Amaranth Quesadillas

Quesadillas, as most people know them, are a study in cheese.  A white flour tortilla with a few onions, a sprinkle of jalapeños and perhaps a a few tomatoes, kernels of corn or fresh cilantro held together with oozing melted cheese. As an occasional culinary distraction this may sound good, but it is not something to eat everyday–perhaps something to eat when stranded on an island without anything else.

My Amaranth Quesadillas have provocative flavors and a creamy texture–without the dairy. They make excellent appetizers, party snacks or light meals. I made this recipe for lunch recently after a Hillcrest Farmers Market shopping trip.  All the vegetables I used for the quesadillas were what I had just purchased, fresh and fragrant.  The tortillas I choose are locally-made, par-cooked Mama Cesana Wheat Tortillas.  A quick heat on the grill cooks them up nicely and adds a favorable carbon flavor.  It is possible to do the same grill treatment with pre-cooked tortillas, but only to bring them back to a fresh-cooked state.

Amaranth is considered one of nature’s super-foods and is used in tropical and temperate climates around the world, especially India.  I first experienced it during an early summer trip to Crete as a green called “vleeta,” used by the Greeks in Horta (boiled greens).  The variety commonly used there is a green one.

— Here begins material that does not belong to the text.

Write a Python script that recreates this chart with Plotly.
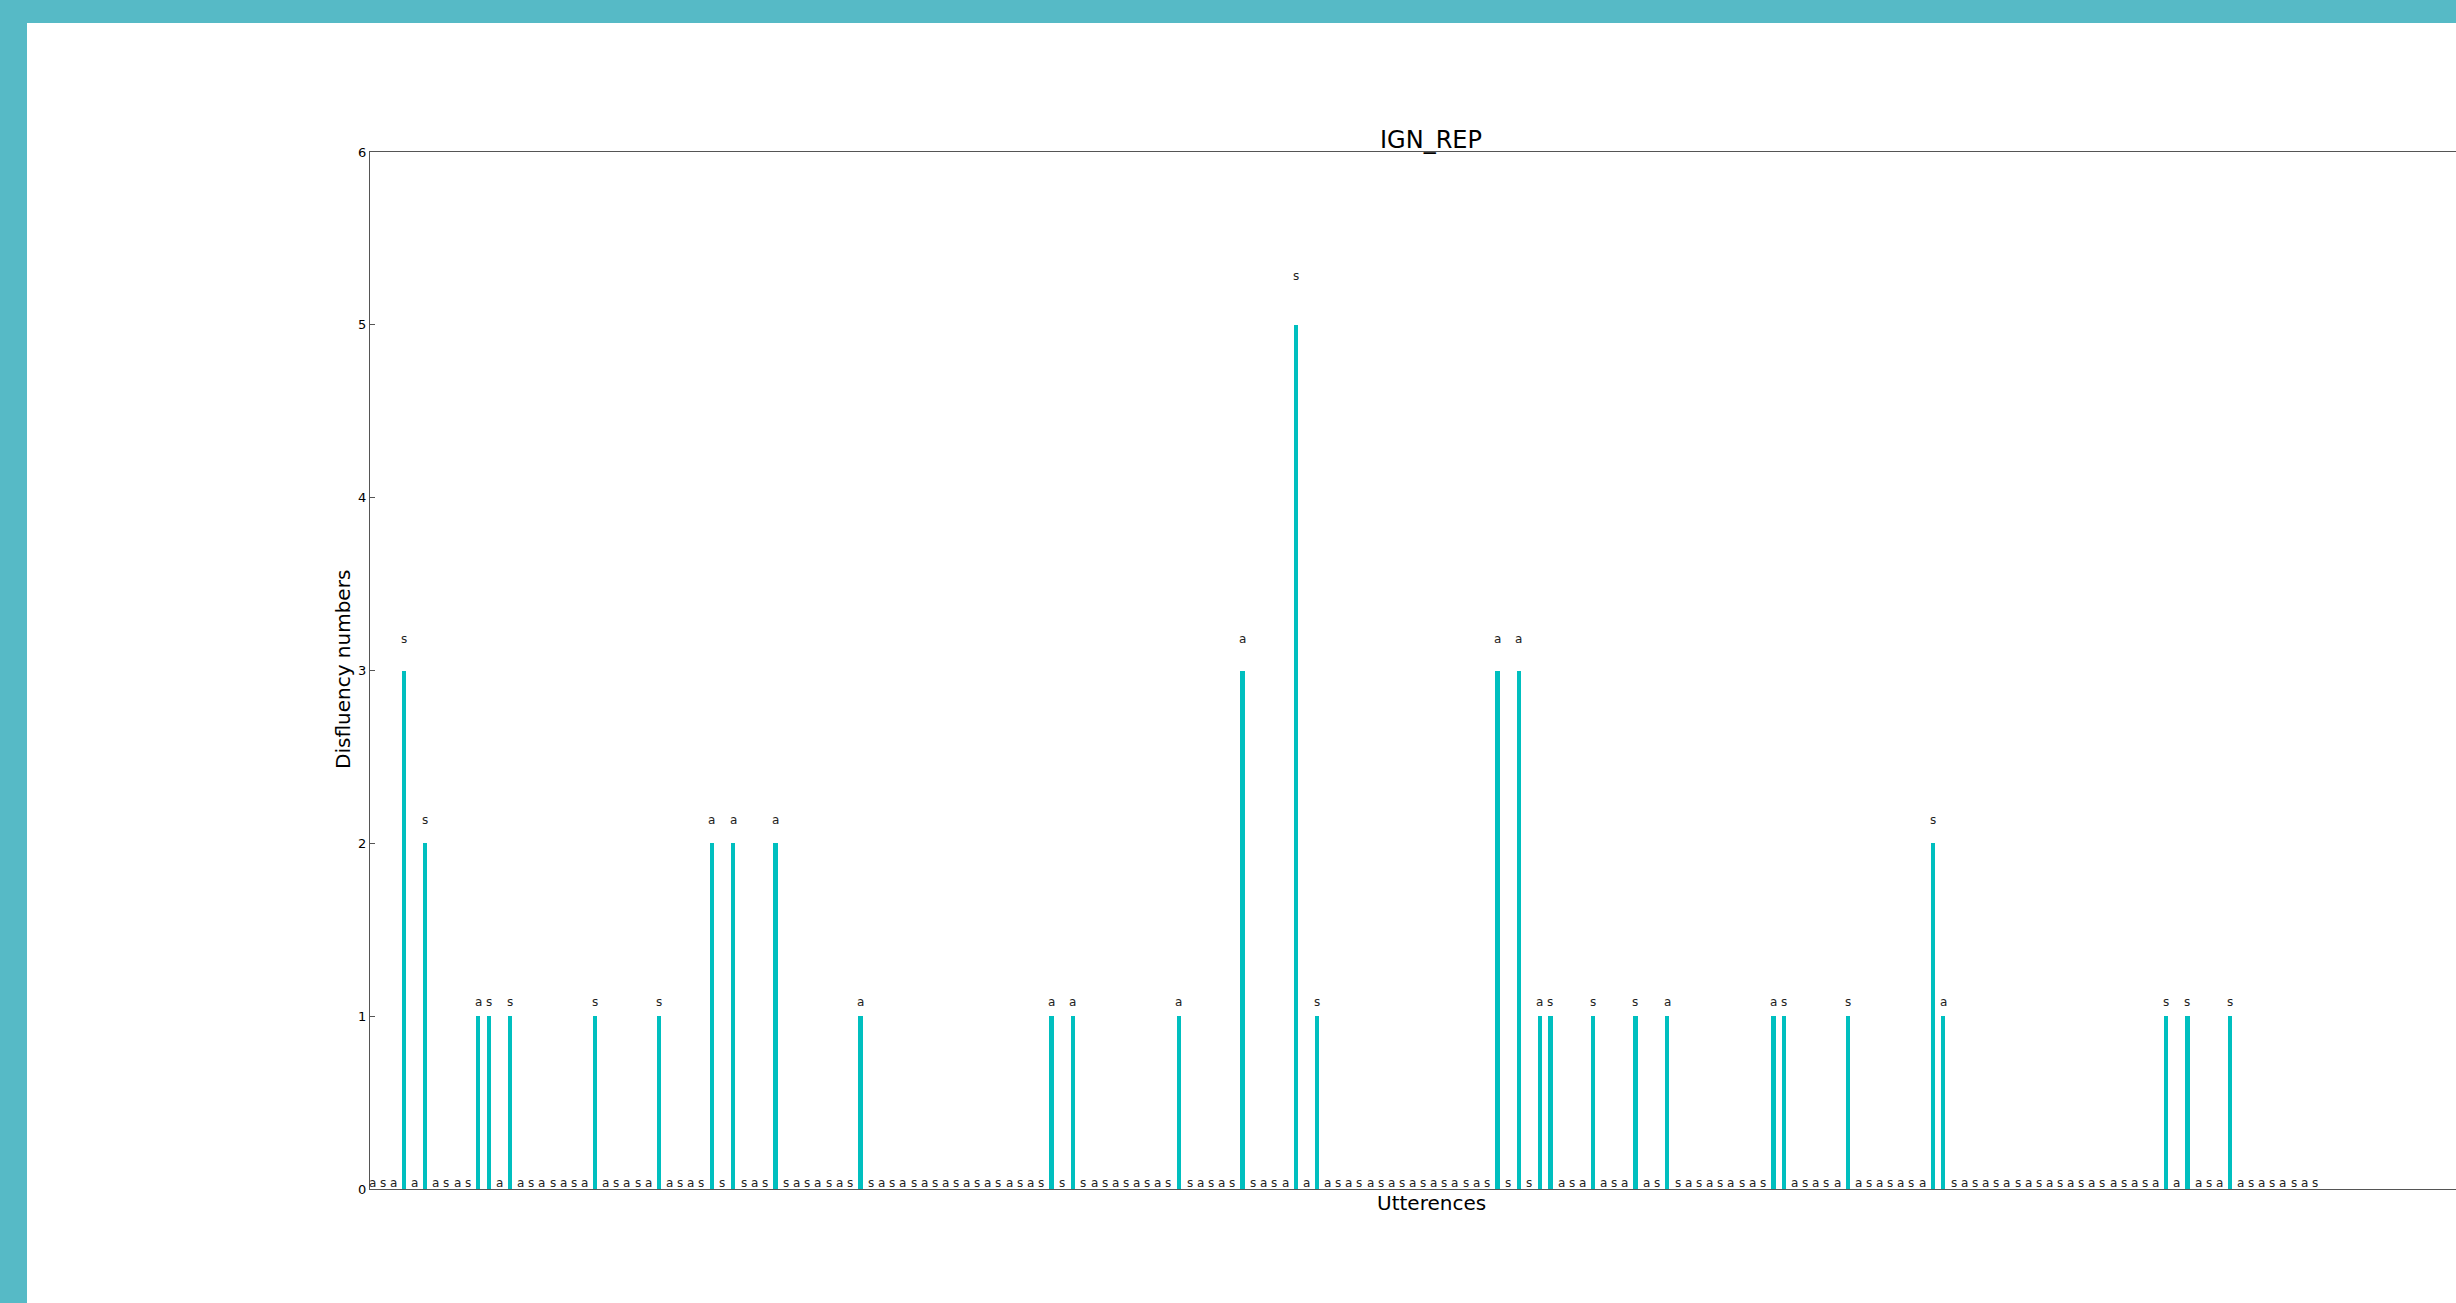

Similar to buckwheat and quinoa, the Amaranth seed grains are without gluten and have unusually complete proteins. Like spinach, it has a high oxalic acid content Hopi Indians used red color-producing plant as a clothes dye.  If red amaranth is not available, spinach, lacinato kale, lamb’s quarters or mache would work well for this recipe.

Makes 4 quesadillas

Amaranth
1 teaspoon extra virgin olive oil
1 cup sweet onion, diced
1/2 teaspoon garlic, minced
1 bunch red amaranth, large stems removed, chopped (3 cups)
Using a 10 to 12 inch skillet on medium heat, cook oil, onion and garlic until the onions are clear around the edges.  Add the amaranth and cook until the stems are tender.  Reserve.
Peppers
1 teaspoon extra virgin olive oil
1/4 cup sweet onions, finely diced
1 cup green bell peppers, finely diced
1 tablespoon jalapeño peppers, seeded and minced
1/4 teaspoon sea salt
Using a 12 inch skillet on medium heat, cook oil, onions, bell peppers and jalapenos until the onions are clear around the edges. Add sea salt, transfer and reserve.

Pesto
3/4 cup cilantro leaves
2 tablespoons lime juice
1/4 teapoon garlic, minced
1 1/2 tablespoons water
1/2 cup pepitas
1/4 teaspoon sea salt
Place all ingredients in a food processor and blend until a coarse pesto consistency. Reserve.

Salsa

1 teaspoon extra virgin olive oil
1/4 teaspoon garlic, minced
1 tablespoon sweet onion, minced
1 tablespoon jalapeño peppers, seeded and minced
1 cup fresh tomato, finely chopped
1/4 teaspoon sea salt
2 tablespoons white wine vinegar
1/4 cup fresh cilantro leaves, finely chopped
In a small sauce pan on medium heat, cook oil, garlic, onion and jalapeño.  Cook until the onion is turning clear around the edges, then add the tomato, sea salt and vinegar.  Cook for 4 to 5 minutes until tomatoes are cooked, then stir in the cilantro and turn off.  Reserve.
Garnish
1 avocado sliced into small cubes
1/4 teaspoon sea salt

4 whole wheat tortilla flat breads, 10 to 12 inches in diameter
3 tablespoons olive oil
Lay a tortilla on a flat and clean surface and spread 2 tablespoons pesto mixture on one half of the tortilla.  Spread 1/4 cup amaranth mixture evenly on top of the pesto.  Sprinkle 1 1/2 tablespoons pepper mixture evenly across the amaranth.  Fold the tortilla to a half moon shape.  Repeat with three more tortillas. Heat 1 tablespoon oil in a 12 inch skillet on medium heat.  Cook two quesadillas at a time and add more oil as necessary.  Lightly brown on one side and turn over to brown the other side. Transfer to a cutting board and cut into triangles.  Serve with salsa and avocado garnish.